If Brexit takes place, Britain will cease to be a shareholder and member of the EIB. By the same token it will lose its automatic eligibility to receive EIB loans for projects in Britain. This could only be reversed if the EIB governors (the EU finance ministers) decided unanimously to make an exception for the UK. This seems most unlikely to happen if the Brexit negotiations end in discord. Even if such an exception were made, the UK would be unlikely to receive any continuing priority in the EIB’s investment planning.
A similar situation will also apply to the European Investment Fund (EIF), of which the EIB is the major shareholder together with a range of European banks. The EIF is the EU’s principal supplier of venture capital finance, and provides about a third of the investment in the UK venture capital sector, which itself is the largest in Europe. To the alarm of UK venture capital entrepreneurs, the EIF has already put its activities in the UK on hold.

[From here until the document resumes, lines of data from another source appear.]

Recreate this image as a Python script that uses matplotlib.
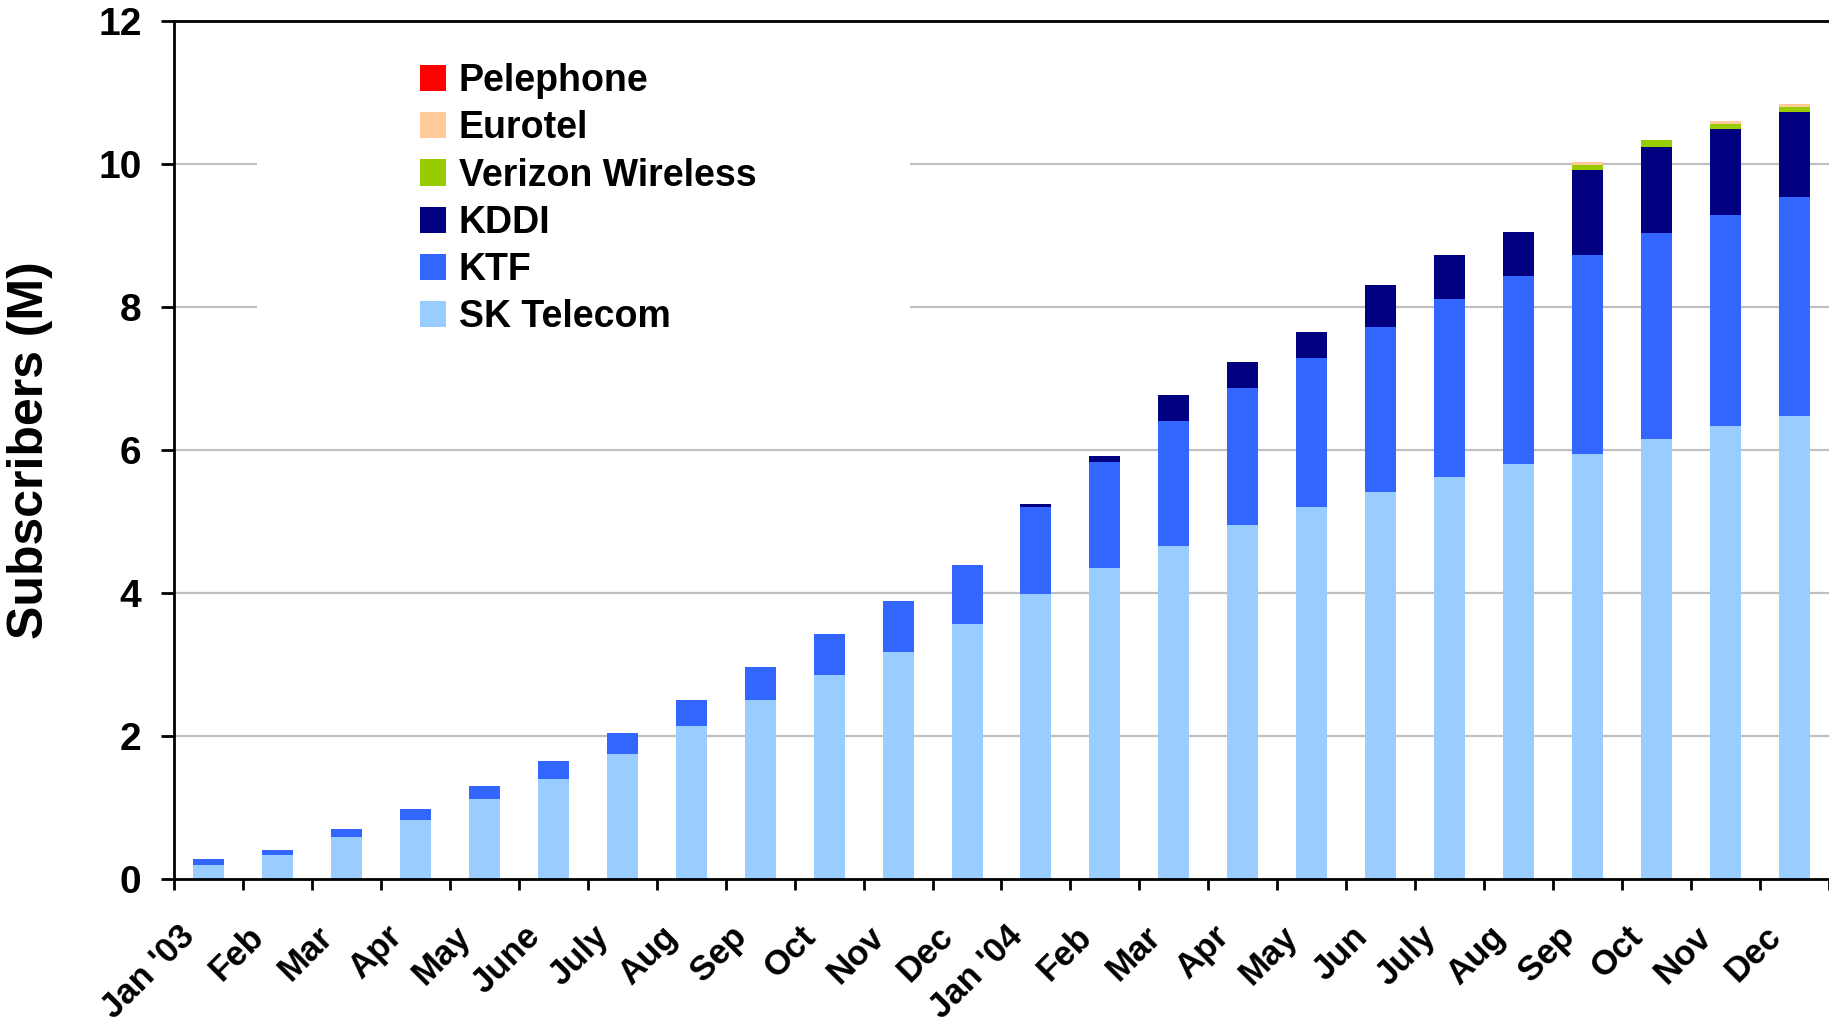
import matplotlib
matplotlib.use("Agg")
import matplotlib.pyplot as plt
import matplotlib.transforms as mtransforms
from matplotlib.patches import Rectangle
import numpy as np

plt.rcParams['font.family'] = ['Liberation Sans', 'DejaVu Sans']
plt.rcParams['font.weight'] = 'bold'

months = ["Jan '03", "Feb", "Mar", "Apr", "May", "June", "July", "Aug", "Sep", "Oct", "Nov", "Dec",
          "Jan '04", "Feb", "Mar", "Apr", "May", "Jun", "July", "Aug", "Sep", "Oct", "Nov", "Dec"]

# subscribers in millions
sk_telecom = [0.20, 0.34, 0.59, 0.83, 1.12, 1.40, 1.75, 2.14, 2.50, 2.86, 3.18, 3.57,
              3.99, 4.35, 4.66, 4.95, 5.20, 5.41, 5.62, 5.80, 5.94, 6.15, 6.34, 6.48]
ktf = [0.08, 0.07, 0.11, 0.155, 0.18, 0.25, 0.29, 0.36, 0.47, 0.57, 0.71, 0.82,
       1.21, 1.48, 1.75, 1.92, 2.09, 2.31, 2.49, 2.63, 2.78, 2.88, 2.94, 3.05]
kddi = [0, 0, 0, 0, 0, 0, 0, 0, 0, 0, 0, 0,
        0.045, 0.09, 0.36, 0.36, 0.36, 0.59, 0.62, 0.61, 1.20, 1.21, 1.20, 1.20]
verizon = [0] * 20 + [0.07, 0.09, 0.08, 0.07]
eurotel = [0] * 20 + [0.04, 0.0, 0.04, 0.04]
pelephone = [0] * 24

series = [("SK Telecom", sk_telecom, "#99CCFF"),
          ("KTF", ktf, "#3366FF"),
          ("KDDI", kddi, "#000080"),
          ("Verizon Wireless", verizon, "#99CC00"),
          ("Eurotel", eurotel, "#FFCC99"),
          ("Pelephone", pelephone, "#FF0000")]

fig = plt.figure(figsize=(18.29, 10.18), dpi=100)
ax = fig.add_axes([174 / 1829, 1 - 879.3 / 1018, 1 - 174 / 1829, (879.3 - 20.7) / 1018])

x = np.arange(len(months))
bottom = np.zeros(len(months))
for name, vals, col in series:
    vals = np.array(vals)
    ax.bar(x, vals, width=0.45, bottom=bottom, color=col, label=name, zorder=2)
    bottom += vals

ax.set_xlim(-0.5, 23.31)
ax.set_ylim(0, 12)
ax.set_yticks(np.arange(0, 13, 2))
ax.tick_params(axis='y', labelsize=28, length=9.4, width=2, pad=14, direction='out')

# grid lines in grey, except the top (spine) and zero
for v in range(2, 12, 2):
    ax.axhline(v, color="#c0c0c0", lw=1.6, zorder=0.5)
# white legend area hides the grid behind it
ax.add_patch(Rectangle((0.050, 0.628), 0.395, 0.35, transform=ax.transAxes,
                       facecolor="white", edgecolor="none", zorder=1))

ax.set_xticks(x)
ax.set_xticklabels(months, rotation=45, ha='right', va='top', fontsize=25)
ax.set_xticks(np.arange(-0.5, 24, 1), minor=True)
ax.tick_params(axis='x', which='major', length=0, pad=29)
ax.tick_params(axis='x', which='minor', length=8, width=2, direction='out')
offset = mtransforms.ScaledTranslation(-0.07, 0, fig.dpi_scale_trans)
for lab in ax.get_xticklabels():
    lab.set_transform(lab.get_transform() + offset)

for s in ['left', 'bottom', 'top']:
    ax.spines[s].set_linewidth(2)
    ax.spines[s].set_color('black')
ax.spines['right'].set_visible(False)

ax.set_ylabel("Subscribers (M)", fontsize=36, fontweight='bold')
ax.yaxis.set_label_coords(-0.0870, 0.5)
ax.yaxis.label.set_verticalalignment('center')

handles, labels = ax.get_legend_handles_labels()
leg = ax.legend(handles[::-1], labels[::-1], loc='upper left',
                bbox_to_anchor=(420 / 1829, 1 - 63 / 1018), bbox_transform=fig.transFigure,
                frameon=False, fontsize=27, handlelength=0.7, handleheight=0.7,
                handletextpad=0.33, labelspacing=0.3, borderpad=0, borderaxespad=0)
leg.set_zorder(3)

fig.savefig("out.png", dpi=100)
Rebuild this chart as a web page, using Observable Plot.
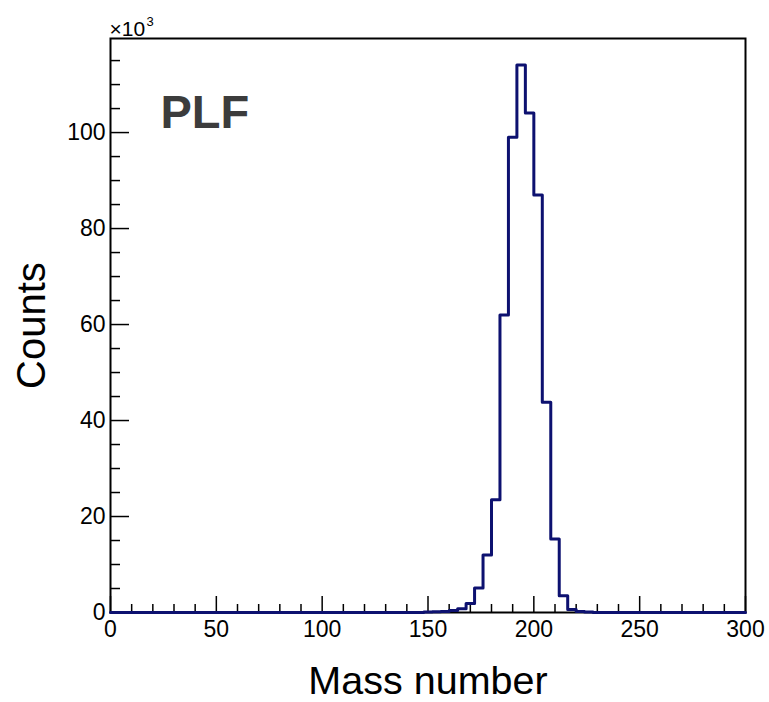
<!DOCTYPE html>
<html>
<head>
<meta charset="utf-8">
<script src="https://cdn.jsdelivr.net/npm/d3@7"></script>
<script src="https://cdn.jsdelivr.net/npm/@observablehq/plot@0.6"></script>
<style>
  html, body { margin: 0; padding: 0; background: #ffffff; }
  #chart svg { display: block; }
</style>
</head>
<body>
<div id="chart"></div>
<script>
// Histogram: 75 bins of width 4 over mass number 0..300 (counts in thousands)
const binWidth = 4;
const counts = [
  0, 0, 0, 0, 0, 0, 0, 0, 0, 0,      // 0-40
  0, 0, 0, 0, 0, 0, 0, 0, 0, 0,      // 40-80
  0, 0, 0, 0, 0, 0, 0, 0, 0, 0,      // 80-120
  0, 0, 0, 0, 0, 0, 0, 0.1, 0.15, 0.2, // 120-160
  0.4, 0.8, 1.9, 5.1, 12.0, 23.5, 62.0, 99.0, 114.1, 104.1, // 160-200
  87.0, 43.8, 15.3, 3.5, 0.6, 0.2, 0.1, 0, 0, 0, // 200-240
  0, 0, 0, 0, 0, 0, 0, 0, 0, 0,      // 240-280
  0, 0, 0, 0, 0                       // 280-300
];
const xMajor = [0, 50, 100, 150, 200, 250, 300];
const xMinor = [10,20,30,40,60,70,80,90,110,120,130,140,160,170,180,190,210,220,230,240,260,270,280,290];
const yMajor = [0, 20, 40, 60, 80, 100];
const yMinor = [5,10,15,25,30,35,45,50,55,65,70,75,85,90,95,105,110,115];
const xTitle = "Mass number";
const yTitle = "Counts";
const exponentBase = "×10";
const exponentPower = "3";
const tagLabel = "PLF";

const steps = counts.flatMap((c, i) => [
  {x: i * binWidth, y: c},
  {x: (i + 1) * binWidth, y: c}
]);

const W = 769, H = 702;
const mL = 110, mR = 24, mT = 38, mB = 90;
const frameH = H - mT - mB, frameW = W - mL - mR;
const font = "'Liberation Sans', Arial, Helvetica, sans-serif";

const chart = Plot.plot({
  width: W,
  height: H,
  marginLeft: mL,
  marginRight: mR,
  marginTop: mT,
  marginBottom: mB,
  style: {background: "#ffffff", fontFamily: font, fontSize: "23px", overflow: "visible", color: "#000"},
  x: {domain: [0, 300]},
  y: {domain: [0, 119.6]},
  marks: [
    Plot.axisX({ticks: xMajor, tickSize: 0, tickPadding: 8, fontSize: 23, fill: "#000", label: null}),
    Plot.axisY({ticks: yMajor, tickSize: 0, tickPadding: 5, fontSize: 23, fill: "#000", label: null}),
    Plot.ruleX(xMajor, {x: d => d, insetTop: frameH - 16, stroke: "#000", strokeWidth: 1.5}),
    Plot.ruleX(xMinor, {x: d => d, insetTop: frameH - 8, stroke: "#000", strokeWidth: 1.5}),
    Plot.ruleY(yMajor, {y: d => d, insetRight: frameW - 19, stroke: "#000", strokeWidth: 1.5}),
    Plot.ruleY(yMinor, {y: d => d, insetRight: frameW - 10, stroke: "#000", strokeWidth: 1.5}),
    Plot.frame({stroke: "#000", strokeWidth: 2}),
    Plot.line(steps, {x: "x", y: "y", stroke: "#0d1170", strokeWidth: 3, curve: "linear"}),
    Plot.text([xTitle], {frameAnchor: "bottom", dy: 81, lineAnchor: "bottom", textAnchor: "middle", text: d => d, fontSize: 39.5, fill: "#000"}),
    Plot.text([yTitle], {frameAnchor: "left", dx: -66, rotate: -90, lineAnchor: "bottom", textAnchor: "middle", text: d => d, fontSize: 40, fill: "#000"}),
    Plot.text([exponentBase], {frameAnchor: "top-left", dx: -1, dy: -3, lineAnchor: "bottom", textAnchor: "start", text: d => d, fontSize: 21, fill: "#000"}),
    Plot.text([exponentPower], {frameAnchor: "top-left", dx: 36, dy: -13, lineAnchor: "bottom", textAnchor: "start", text: d => d, fontSize: 13, fill: "#000"}),
    Plot.text([tagLabel], {frameAnchor: "top-left", dx: 50, dy: 89, lineAnchor: "bottom", textAnchor: "start", text: d => d, fontSize: 47, fontWeight: "bold", fill: "#3c3c3c"})
  ]
});
document.getElementById("chart").appendChild(chart);
</script>
</body>
</html>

At a time when investment in the UK is flagging, the already dismal rate of productivity is declining further, the alarming current account deficit continues to widen, and the economy is moving towards recession, it seems an extraordinary act of self-harm to add to the wider damage that Brexit will inflict by depriving ourselves of the vital infrastructure and venture capital finance that the EIB and EIF provide. There is no alternative multilateral institution with the EIB’s financial muscle and expertise in infrastructure investment, and talk of establishing a UK equivalent has so far come to nothing.